Thursday November 25 2021
Workers seal sacks of Kunlun urea at a chemical fertiliser plant in China.

Chinese workers seal sacks of Kunlun urea at a chemical fertiliser plant of China National Petroleum Corporation in Tarim, northwest China. PHOTO | AFP


Food insecurity in the region —where several conflicts in the Horn of Africa, climate change and socio-economic conditions are already a cause for worry — is about to get worse as the global price of fertiliser soars.

Economists from the World Bank have warned that high fertiliser prices could exert inflationary pressures on food prices, compounding food security concerns at a time when the Covid-19 pandemic and drought induced by climate change are making access to food more difficult.

According to the World Bank's latest Commodity Markets Outlook released on Monday, skyrocketing fertiliser prices “will see more rationing, as farmers are forced to use less because it’s too expensive”, potentially disrupting food production and supply, especially for staples like maize. Prices are being driven by surging energy costs, supply restrictions and trade policies.

Production cuts

Higher natural gas prices in Europe also resulted in widespread production cutbacks in ammonia — an important input for nitrogen fertilisers — while escalating thermal coal prices in China led to a rationing of electricity use in some provinces forcing fertiliser factories to cut production.

This is happening at a time when China and Russia, the world’s biggest fertiliser producers, are restricting exports to shore up domestic supplies.


China announced suspension of fertiliser exports until June 2022 to ensure domestic availability. Its DAP exports account for approximately one-third of global trade. Russia too recently announced restrictions on nitrogen and phosphate fertiliser exports for six months, effective December 1, 2021.

Fertiliser prices increased sharply in the third quarter of 2021 and continued rising in early November, reaching levels unseen since the 2008-2009 global financial crisis, the World Bank said.

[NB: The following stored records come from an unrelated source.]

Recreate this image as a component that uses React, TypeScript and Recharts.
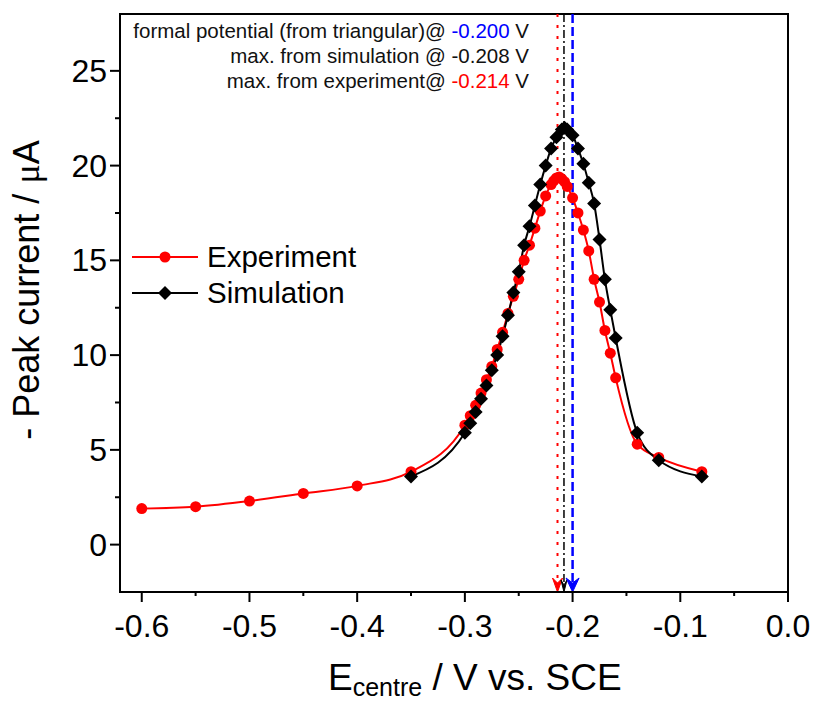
import React from 'react';
import { LineChart, Line, XAxis, YAxis, ReferenceLine, ReferenceArea } from 'recharts';

// experiment: E centre (V) vs -peak current (uA)
const expE = [-0.6, -0.55, -0.5, -0.45, -0.4, -0.35, -0.3, -0.295, -0.29, -0.285, -0.28, -0.275, -0.27, -0.265, -0.26, -0.255, -0.25, -0.245, -0.24, -0.235, -0.23, -0.225, -0.22, -0.2175, -0.215, -0.2125, -0.21, -0.2075, -0.205, -0.2, -0.195, -0.19, -0.185, -0.18, -0.175, -0.17, -0.165, -0.16, -0.14, -0.12, -0.08];
const expI = [1.9, 2.0, 2.3, 2.7, 3.1, 3.85, 6.3, 6.8, 7.35, 8.0, 8.7, 9.4, 10.3, 11.2, 12.2, 13.1, 14.0, 15.0, 15.8, 16.7, 17.6, 18.4, 19.0, 19.2, 19.35, 19.4, 19.3, 19.15, 18.9, 18.3, 17.5, 16.6, 15.5, 14.0, 12.8, 11.3, 10.1, 8.8, 5.3, 4.6, 3.85];

// simulation
const simE = [-0.35, -0.3, -0.295, -0.29, -0.285, -0.28, -0.275, -0.27, -0.265, -0.26, -0.255, -0.25, -0.245, -0.24, -0.235, -0.23, -0.225, -0.22, -0.215, -0.21, -0.2075, -0.205, -0.2, -0.195, -0.19, -0.185, -0.18, -0.175, -0.17, -0.165, -0.16, -0.14, -0.12, -0.08];
const simI = [3.6, 5.9, 6.4, 7.0, 7.7, 8.4, 9.2, 10.0, 11.0, 12.1, 13.3, 14.4, 15.8, 16.8, 17.9, 19.0, 20.0, 20.9, 21.5, 21.9, 22.0, 21.9, 21.6, 20.9, 20.1, 19.1, 18.0, 16.1, 14.0, 12.4, 10.9, 5.9, 4.45, 3.6];

const formalPotential = -0.2;
const simMax = -0.208;
const expMax = -0.214;

const xTicks = [-0.6, -0.55, -0.5, -0.45, -0.4, -0.35, -0.3, -0.25, -0.2, -0.15, -0.1, -0.05, 0];
const yTicks = [0, 2.5, 5, 7.5, 10, 12.5, 15, 17.5, 20, 22.5, 25];

const FONT = "'Liberation Sans', Arial, sans-serif";

const rowMap = new Map<number, any>();
expE.forEach((e, i) => {
  const r = rowMap.get(e) ?? { e };
  r.exp = expI[i];
  rowMap.set(e, r);
});
simE.forEach((e, i) => {
  const r = rowMap.get(e) ?? { e };
  r.sim = simI[i];
  rowMap.set(e, r);
});
const table = [...rowMap.values()].sort((a, b) => a.e - b.e);

const renderXTick = (p: any) => {
  const { x, y, payload } = p;
  const v = payload.value;
  const major = Math.abs(v * 10 - Math.round(v * 10)) < 1e-6;
  return (
    <g key={`xt-${v}`}>
      <line x1={x} y1={y} x2={x} y2={y + (major ? 10 : 4)} stroke="#000" strokeWidth={2} />
      {major && (
        <text x={x} y={y + 45} textAnchor="middle" fontSize={32} fontFamily={FONT} fill="#000">
          {v === 0 ? '0.0' : v.toFixed(1)}
        </text>
      )}
    </g>
  );
};

const renderYTick = (p: any) => {
  const { x, y, payload } = p;
  const v = payload.value;
  const major = v % 5 === 0;
  return (
    <g key={`yt-${v}`}>
      <line x1={x} y1={y} x2={x - (major ? 10 : 5)} y2={y} stroke="#000" strokeWidth={2} />
      {major && (
        <text x={x - 13} y={y + 11} textAnchor="end" fontSize={32} fontFamily={FONT} fill="#000">
          {v}
        </text>
      )}
    </g>
  );
};

const circleDot = (p: any) => {
  if (p.cy == null || p.value == null) return <g key={p.key} />;
  return <circle key={p.key} cx={p.cx} cy={p.cy} r={5.5} fill="#ff0000" />;
};

const diamondDot = (p: any) => {
  if (p.cy == null || p.value == null) return <g key={p.key} />;
  const { cx, cy } = p;
  const s = 7;
  return <path key={p.key} d={`M${cx},${cy - s} L${cx + s},${cy} L${cx},${cy + s} L${cx - s},${cy} Z`} fill="#000" />;
};

const arrowLine = (color: string, dash: string, w: number, hw: number, hh: number) => (p: any) => {
  const { x1, y1, y2 } = p;
  const top = Math.min(y1, y2);
  const bot = Math.max(y1, y2);
  return (
    <g>
      <line x1={x1} y1={top} x2={x1} y2={bot - hh + 4} stroke={color} strokeWidth={w} strokeDasharray={dash} />
      <path
        d={`M${x1 - hw},${bot - hh} L${x1},${bot - hh + 5} L${x1 + hw},${bot - hh} L${x1},${bot} Z`}
        fill={color}
        stroke={color}
        strokeWidth={1}
      />
    </g>
  );
};

export default function App() {
  return (
    <div style={{ position: 'absolute', left: 0, top: 0, width: 813, height: 704, background: '#fff' }}>
      <LineChart width={813} height={704} data={table} margin={{ top: 14, right: 25, bottom: 52, left: 60 }}>
        <XAxis
          dataKey="e"
          type="number"
          domain={[-0.6202, 0]}
          allowDataOverflow
          ticks={xTicks}
          interval={0}
          height={60}
          tickLine={false}
          tickSize={0}
          tickMargin={0}
          tick={renderXTick}
          axisLine={{ stroke: '#000', strokeWidth: 2 }}
        />
        <YAxis
          type="number"
          domain={[-2.5, 28]}
          allowDataOverflow
          ticks={yTicks}
          interval={0}
          width={60}
          tickLine={false}
          tickSize={0}
          tickMargin={0}
          tick={renderYTick}
          axisLine={{ stroke: '#000', strokeWidth: 2 }}
        />
        <ReferenceArea x1={-0.6202} x2={0} y1={-2.5} y2={28} fill="none" fillOpacity={0} stroke="#000" strokeWidth={2} />
        <Line
          dataKey="exp"
          type="monotone"
          stroke="#ff0000"
          strokeWidth={2}
          connectNulls
          dot={circleDot}
          activeDot={false}
          isAnimationActive={false}
        />
        <Line
          dataKey="sim"
          type="monotone"
          stroke="#000"
          strokeWidth={2}
          connectNulls
          dot={diamondDot}
          activeDot={false}
          isAnimationActive={false}
        />
        <ReferenceLine x={expMax} shape={arrowLine('#ff0000', '3 8', 2, 5, 14)} />
        <ReferenceLine x={simMax} shape={arrowLine('#000', '8 3 2 3', 1.5, 3, 12)} />
        <ReferenceLine x={formalPotential} shape={arrowLine('#0000ff', '9 4', 2.5, 6.5, 14)} />
      </LineChart>

      <svg width={813} height={704} style={{ position: 'absolute', left: 0, top: 0, pointerEvents: 'none' }}>
        <g fontFamily={FONT} fontSize={20.5} fill="#111" textAnchor="end">
          <text x={529} y={38}>
            formal potential (from triangular)@ <tspan fill="#0000ff">-0.200</tspan> V
          </text>
          <text x={529} y={63}>max. from simulation @ -0.208 V</text>
          <text x={529} y={88}>
            max. from experiment@ <tspan fill="#ff0000">-0.214</tspan> V
          </text>
        </g>

        <line x1={132} y1={257} x2={198} y2={257} stroke="#ff0000" strokeWidth={2} />
        <circle cx={165} cy={257} r={5.5} fill="#ff0000" />
        <text x={207} y={267} fontFamily={FONT} fontSize={29.5} fill="#000">Experiment</text>
        <line x1={132} y1={293} x2={198} y2={293} stroke="#000" strokeWidth={2} />
        <path d="M165,286 L172,293 L165,300 L158,293 Z" fill="#000" />
        <text x={207} y={303} fontFamily={FONT} fontSize={29.5} fill="#000">Simulation</text>

        <text x={328} y={690} fontFamily={FONT} fontSize={37} fill="#000">
          E<tspan fontSize={25} dy={6}>centre</tspan>
          <tspan dy={-6}> / V vs. SCE</tspan>
        </text>
        <text transform="translate(39,290) rotate(-90)" textAnchor="middle" fontFamily={FONT} fontSize={36} fill="#000">
          - Peak current / <tspan fontFamily="'Liberation Serif', serif">μ</tspan>A
        </text>
      </svg>
    </div>
  );
}
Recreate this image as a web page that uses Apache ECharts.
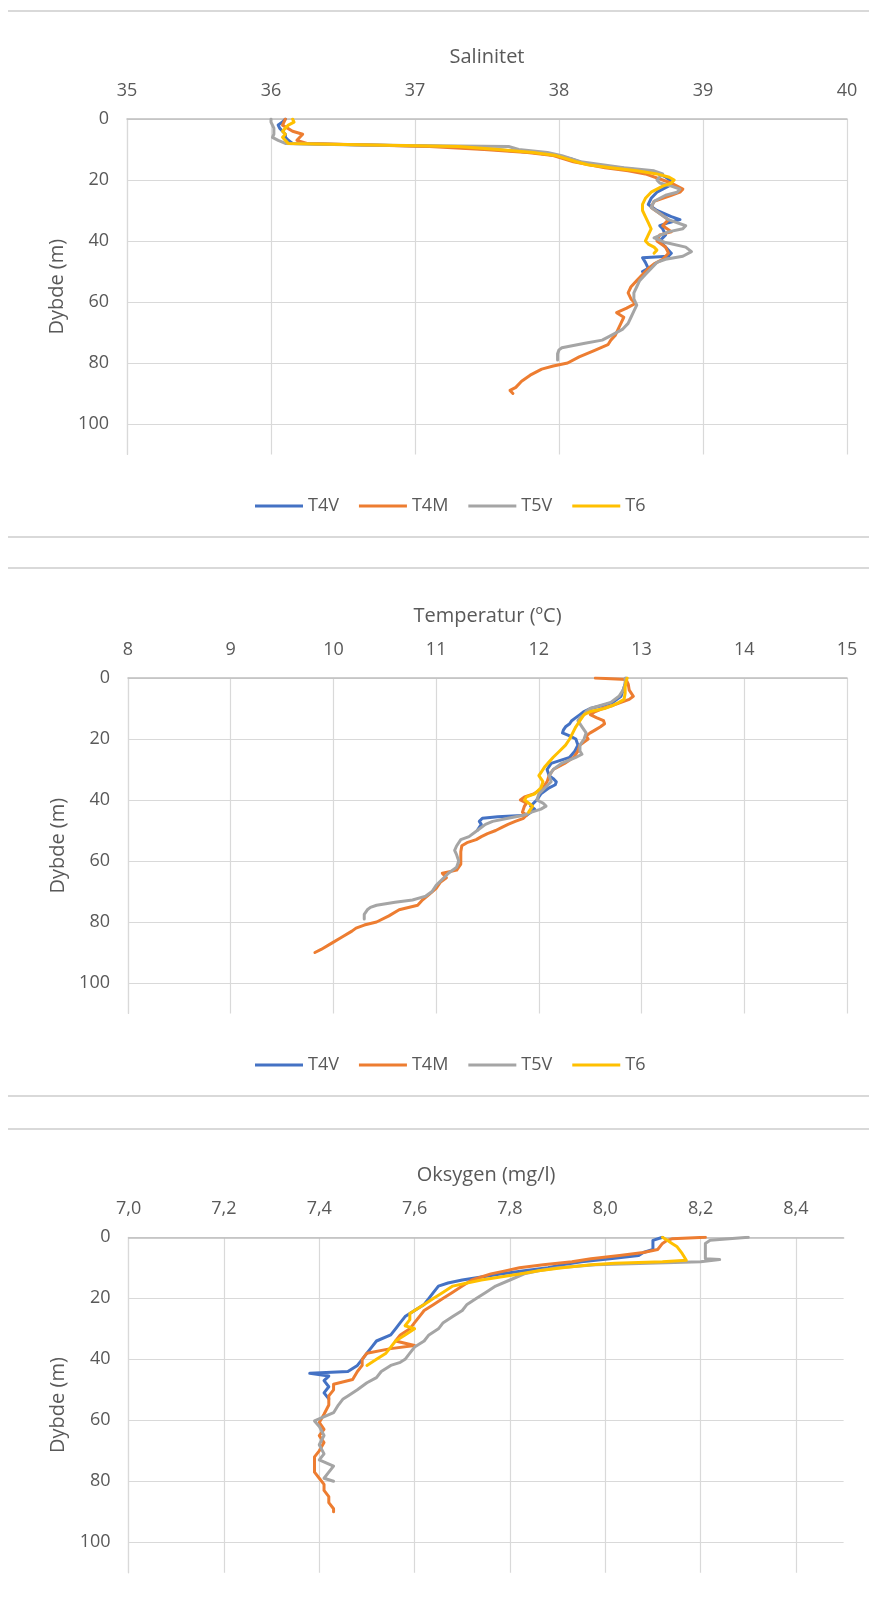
<!DOCTYPE html>
<html>
<head>
<meta charset="utf-8">
<script src="https://cdn.jsdelivr.net/npm/echarts@6/dist/echarts.min.js"></script>
<style>
  html, body { margin: 0; padding: 0; background: #ffffff; }
  #chart { width: 869px; height: 1599px; }
</style>
</head>
<body>
<div id="chart"></div>
<script>
// CTD profiles at four stations: salinity, temperature and dissolved oxygen against depth.

const stations = ['T4V', 'T4M', 'T5V', 'T6'];
const stationColors = ['#4472C4', '#ED7D31', '#A5A5A5', '#FFC000'];

// Depth axis (m, increasing downwards)
const depthTicks = [0, 20, 40, 60, 80, 100];

// ---- Salinitet ----
const salD_T4V = [0,1,2,3,4,5,6,7,8,9,10,11,12,13,14,15,16,17,18,19,20,21,22,23,24,26,28,30,32,33,34,35,36,38,40,42,44,45,45.5,47,49,50];
const salT4V   = [36.10,36.08,36.05,36.06,36.08,36.10,36.10,36.12,36.15,37.20,37.55,37.82,37.98,38.08,38.14,38.22,38.42,38.60,38.69,38.74,38.77,38.78,38.76,38.72,38.68,38.64,38.62,38.68,38.78,38.84,38.76,38.70,38.72,38.74,38.70,38.74,38.78,38.76,38.58,38.60,38.62,38.58];

const salD_T4M = [0,2,4,5,6,7,8,9,10,11,12,14,16,17,18,20,21,22,23,24,25,27,29,31,33,35,37,38,40,42,44,46,47.5,49,51,53,55,57,59,60.5,62,63.5,65,67,69,71,72.5,74,76,78,80,81,82,84,86,88,89,90];
const salT4M   = [36.10,36.08,36.15,36.22,36.20,36.18,36.25,37.10,37.48,37.78,37.96,38.10,38.32,38.48,38.60,38.72,38.78,38.82,38.86,38.84,38.78,38.66,38.64,38.70,38.76,38.72,38.78,38.70,38.68,38.74,38.76,38.72,38.66,38.62,38.58,38.54,38.50,38.48,38.50,38.53,38.47,38.40,38.45,38.43,38.41,38.39,38.36,38.34,38.24,38.14,38.06,37.96,37.88,37.80,37.74,37.70,37.66,37.68];

const salD_T5V = [0,1,3,5,6,7,8,8.5,9,10,11,12,14,16,17,18,19,20,21,22,23,24,25,27,29,31,33,35,36,37,39,40.5,42,43.5,45,46,47,49,51,53,55,57,59,61,63,65,67,69,71,72.5,73.5,75,75.7,77,79];
const salT5V   = [36.00,36.00,36.02,36.02,36.01,36.05,36.10,36.60,37.65,37.72,37.92,38.02,38.15,38.45,38.66,38.72,38.70,38.68,38.70,38.78,38.84,38.82,38.74,38.66,38.64,38.70,38.76,38.88,38.86,38.76,38.66,38.74,38.88,38.92,38.86,38.74,38.68,38.64,38.60,38.56,38.54,38.52,38.52,38.54,38.52,38.50,38.48,38.44,38.36,38.30,38.18,38.02,38.00,37.99,37.99];

const salD_T6  = [0,1,2,3,4,5,6,7,8,9,10,11,12,13,14,15,16,17,18,19,20,21,22,23,24,26,28,30,32,34,36,38,40,41,42,43,44];
const salT6    = [36.15,36.16,36.12,36.10,36.08,36.10,36.08,36.10,36.12,37.30,37.58,37.82,37.98,38.05,38.12,38.20,38.36,38.54,38.68,38.76,38.80,38.78,38.72,38.68,38.64,38.60,38.58,38.58,38.60,38.62,38.64,38.62,38.60,38.62,38.66,38.68,38.66];

// ---- Temperatur (ºC) ----
const tmpD_T4V = [0,2,4,6,8,9,10,11,12,13,14,15,16,17,18,19,20,22,24,26,28,30,32,33,34,35,36,38,40,41,42,43,44,45,45.5,46,47,48,49,50];
const tmpT4V   = [12.85,12.84,12.82,12.80,12.72,12.62,12.50,12.44,12.40,12.36,12.32,12.30,12.26,12.24,12.23,12.30,12.36,12.38,12.35,12.30,12.12,12.08,12.10,12.14,12.17,12.16,12.10,12.02,11.98,11.95,11.92,11.96,11.92,11.88,11.60,11.45,11.42,11.44,11.42,11.40];

const tmpD_T4M = [0,0.5,2,4,6,7,8,9,10,11,12,13,14,15,16,17,18,19,20,21,22,24,26,28,30,32,34,36,38,39,40,41,42,44,45,46,47,48,49,50,51,52,53,54,55,57,59,61,63,64,65.5,67,69,71,73,74.5,76,78,80,81,82,83,85,87,89,90];
const tmpT4M   = [12.55,12.85,12.87,12.88,12.92,12.88,12.80,12.72,12.62,12.55,12.50,12.56,12.63,12.64,12.60,12.55,12.50,12.46,12.48,12.44,12.40,12.38,12.34,12.25,12.14,12.10,12.08,12.04,11.95,11.86,11.82,11.88,11.86,11.84,11.88,11.85,11.77,11.70,11.64,11.58,11.50,11.44,11.39,11.30,11.25,11.24,11.24,11.24,11.20,11.06,11.10,11.04,11.00,10.93,10.86,10.82,10.64,10.54,10.42,10.30,10.22,10.18,10.08,9.98,9.88,9.82];

const tmpD_T5V = [0,2,4,6,8,9,10,11,12,13,14,16,18,20,22,24,25,26,28,30,32,34,36,38,40,41,42,43,44,45,46,47,48,50,52,53,55,56.5,58,60,62,64,66,68,70,71.5,72.8,73.5,74.5,75.2,76,77.5,79];
const tmpT5V   = [12.84,12.84,12.82,12.78,12.70,12.60,12.50,12.46,12.44,12.40,12.38,12.42,12.46,12.44,12.40,12.40,12.42,12.36,12.22,12.14,12.10,12.12,12.06,12.00,11.98,12.04,12.07,12.02,11.93,11.85,11.70,11.55,11.48,11.40,11.32,11.24,11.20,11.18,11.20,11.22,11.20,11.12,11.06,11.00,10.96,10.90,10.77,10.60,10.42,10.36,10.33,10.30,10.30];

const tmpD_T6  = [0,1,3,5,7,8,9,10,11,12,13,14,16,18,20,22,24,26,27.5,29,31,32,34,36,38,39,40,41,42,43,44];
const tmpT6    = [12.86,12.85,12.84,12.84,12.83,12.78,12.72,12.64,12.50,12.44,12.42,12.40,12.36,12.33,12.30,12.26,12.20,12.14,12.10,12.06,12.02,12.00,12.04,12.02,11.96,11.88,11.86,11.90,11.94,11.92,11.90];

// ---- Oksygen (mg/l) ----
const oxyD_T4V = [0,1,2,4,5,6,7,8,9,10,11,12,13,14,15,16,18,20,22,24,26,28,30,32,34,36,38,40,42,43,44,44.6,45.5,46,47,49,51,53];
const oxyT4V   = [8.12,8.10,8.10,8.10,8.08,8.07,8.01,7.95,7.91,7.88,7.83,7.78,7.74,7.70,7.67,7.65,7.64,7.63,7.62,7.60,7.58,7.57,7.56,7.55,7.52,7.51,7.50,7.49,7.48,7.47,7.46,7.38,7.42,7.42,7.41,7.42,7.41,7.42];

const oxyD_T4M = [0,0.5,1,2,4,5,6,7,8,9,10,11,12,13,14,16,18,20,22,24,26,28,30,32,34,35.5,36.5,38,40,42,44,46.6,48.2,50,52,55,58,60.7,63,65,67.3,70,72,75,77,79,81,83,85,87,89,90];
const oxyT4M   = [8.21,8.14,8.13,8.12,8.11,8.08,8.03,7.97,7.93,7.87,7.82,7.79,7.76,7.74,7.72,7.70,7.68,7.66,7.64,7.62,7.61,7.60,7.59,7.57,7.56,7.60,7.55,7.50,7.49,7.49,7.48,7.47,7.43,7.43,7.42,7.42,7.41,7.40,7.41,7.40,7.41,7.40,7.39,7.39,7.39,7.40,7.41,7.41,7.42,7.42,7.43,7.43];

const oxyD_T5V = [0,0.5,1,2,4,6,7,7.3,8,9,10,11,12,14,16,18,20,22,24,26,28,30,32,34,36,38,40,41,42,44,46,47.7,50,52,53,55,57.5,60.2,62,65,68,71,73,75,77,79,80];
const oxyT5V   = [8.30,8.30,8.22,8.21,8.21,8.21,8.21,8.24,8.20,7.98,7.90,7.86,7.83,7.80,7.77,7.75,7.73,7.71,7.70,7.68,7.66,7.65,7.63,7.62,7.60,7.59,7.58,7.57,7.55,7.53,7.52,7.50,7.48,7.46,7.45,7.44,7.43,7.39,7.40,7.41,7.40,7.41,7.40,7.43,7.42,7.41,7.43];

const oxyD_T6  = [0,1,2,3,5,7.5,8,8.5,9,10,11,12,13,14,15,16,18,20,22,24,25,27,29,30,32,34,36,38,40,42];
const oxyT6    = [8.12,8.13,8.14,8.15,8.16,8.17,8.12,8.02,7.97,7.91,7.86,7.82,7.78,7.74,7.71,7.68,7.66,7.64,7.62,7.60,7.59,7.59,7.58,7.60,7.58,7.56,7.55,7.54,7.52,7.50];

// Tick labels of the three top axes
const salTicks = [35, 36, 37, 38, 39, 40];
const tmpTicks = [8, 9, 10, 11, 12, 13, 14, 15];
const oxyTicks = ['7,0', '7,2', '7,4', '7,6', '7,8', '8,0', '8,2', '8,4'];

function zip(values, depths) {
  if (values.length !== depths.length) {
    throw new Error('length mismatch: ' + values.length + ' vs ' + depths.length);
  }
  return values.map((v, i) => [v, depths[i]]);
}

const FONT = '"Open Sans", "Noto Sans", sans-serif';
const TXT = '#595959';
const GRIDC = '#d9d9d9';
const PLOT_H = 335.5;

const panels = [
  {
    title: 'Salinitet', min: 35, max: 40, interval: 1,
    left: 127, top: 119, width: 720, showMax: true,
    fmt: v => String(v),
    profiles: [zip(salT4V, salD_T4V), zip(salT4M, salD_T4M), zip(salT5V, salD_T5V), zip(salT6, salD_T6)]
  },
  {
    title: 'Temperatur (ºC)', min: 8, max: 15, interval: 1,
    left: 128, top: 678, width: 719, showMax: true,
    fmt: v => String(v),
    profiles: [zip(tmpT4V, tmpD_T4V), zip(tmpT4M, tmpD_T4M), zip(tmpT5V, tmpD_T5V), zip(tmpT6, tmpD_T6)]
  },
  {
    title: 'Oksygen (mg/l)', min: 7.0, max: 8.5, interval: 0.2,
    left: 128.6, top: 1237.3, width: 715, showMax: false,
    fmt: v => Number(v).toFixed(1).replace('.', ','),
    profiles: [zip(oxyT4V, oxyD_T4V), zip(oxyT4M, oxyD_T4M), zip(oxyT5V, oxyD_T5V), zip(oxyT6, oxyD_T6)]
  }
];

const grids = panels.map(p => ({ left: p.left, top: p.top, width: p.width, height: PLOT_H }));

const xAxes = panels.map((p, i) => ({
  type: 'value',
  gridIndex: i,
  position: 'top',
  min: p.min, max: p.max, interval: p.interval,
  name: p.title,
  nameLocation: 'middle',
  nameGap: 52,
  nameTextStyle: { fontFamily: FONT, fontSize: 20, color: TXT },
  axisLine: { show: true, onZero: false, lineStyle: { color: '#bfbfbf', width: 1.5 } },
  axisTick: { show: false },
  axisLabel: {
    margin: 19, fontFamily: FONT, fontSize: 18, color: TXT,
    showMinLabel: true, showMaxLabel: p.showMax, formatter: p.fmt
  },
  splitLine: { show: true, showMaxLine: p.showMax, lineStyle: { color: GRIDC, width: 1.2 } }
}));

const yAxes = panels.map((p, i) => ({
  type: 'value',
  gridIndex: i,
  inverse: true,
  min: 0, max: 110, interval: 20,
  name: 'Dybde (m)',
  nameLocation: 'middle',
  nameGap: 60,
  nameTextStyle: { fontFamily: FONT, fontSize: 20, color: TXT },
  axisLine: { show: true, lineStyle: { color: GRIDC, width: 1.2 } },
  axisTick: { show: false },
  axisLabel: {
    margin: 18, fontFamily: FONT, fontSize: 18, color: TXT,
    showMaxLabel: false,
    formatter: v => depthTicks.indexOf(v) >= 0 ? String(v) : ''
  },
  splitLine: { show: true, showMaxLine: false, lineStyle: { color: GRIDC, width: 1.2 } }
}));

const series = [];
panels.forEach((p, i) => {
  p.profiles.forEach((data, k) => {
    series.push({
      type: 'line',
      name: stations[k],
      xAxisIndex: i,
      yAxisIndex: i,
      data: data,
      symbol: 'none',
      showSymbol: false,
      clip: true,
      lineStyle: { width: 3, color: stationColors[k], cap: 'round', join: 'round' },
      itemStyle: { color: stationColors[k] },
      emphasis: { disabled: true },
      z: 2 + k
    });
  });
});

const legendBase = {
  data: stations,
  orient: 'horizontal',
  left: 250,
  icon: 'rect',
  itemWidth: 48,
  itemHeight: 3,
  itemGap: 20,
  textStyle: { fontFamily: FONT, fontSize: 18, color: TXT }
};

// Panel frames
const frameYs = [11, 537, 568, 1096, 1129];
const frames = frameYs.map(y => ({
  type: 'line',
  silent: true,
  shape: { x1: 8, y1: y, x2: 869, y2: y },
  style: { stroke: '#d9d9d9', lineWidth: 2 }
}));

const chart = echarts.init(document.getElementById('chart'), null, { renderer: 'canvas' });
chart.setOption({
  backgroundColor: '#ffffff',
  animation: false,
  color: stationColors,
  grid: grids,
  xAxis: xAxes,
  yAxis: yAxes,
  legend: [
    Object.assign({}, legendBase, { top: 492 }),
    Object.assign({}, legendBase, { top: 1051 })
  ],
  graphic: frames,
  series: series
});
</script>
</body>
</html>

Globally according to the analysis, the price of DAP (diammonium phosphate), the world's most widely used phosphorus fertiliser, has steadily gone up from a monthly average of $603.1 per metric tonne in August to $643.8 in September and $672.9 in October. The price of TSP (triple superphosphate) jumped from $555 per metric tonne in August to $573.8 in September and $618 in October.

A spot check of prices in Kenya this week showed that a 50kg bag of fertiliser now costs between Ksh4,000 ($35.67) and Ksh5,000 ($44.58) up from Ksh3,000 ($26.75) to Ksh3,800 ($33.88) in May.

In Rwanda, the DAP 50kg bag of fertiliser retails for Rwf31,650 ($31.04) from Rwf30,750 ($30.16) three months ago. The price of a 50kg bag of urea fertiliser increased from Rwf22,500 ($22.07) to Rwf28,000 ($27.46) in the same period while NPK fertiliser prices increased from Rwf32,500 ($31.87) to Rwf35,900 ($35.21) per 50kg.

Fertiliser companies — including Norwegian company Yara and BASF and Borealis — have announced reductions.

However, DAP prices are projected to remain elevated in the first half of 2022 on expectations of tight supply. Fertiliser production in the region has dropped as much as 40 percent.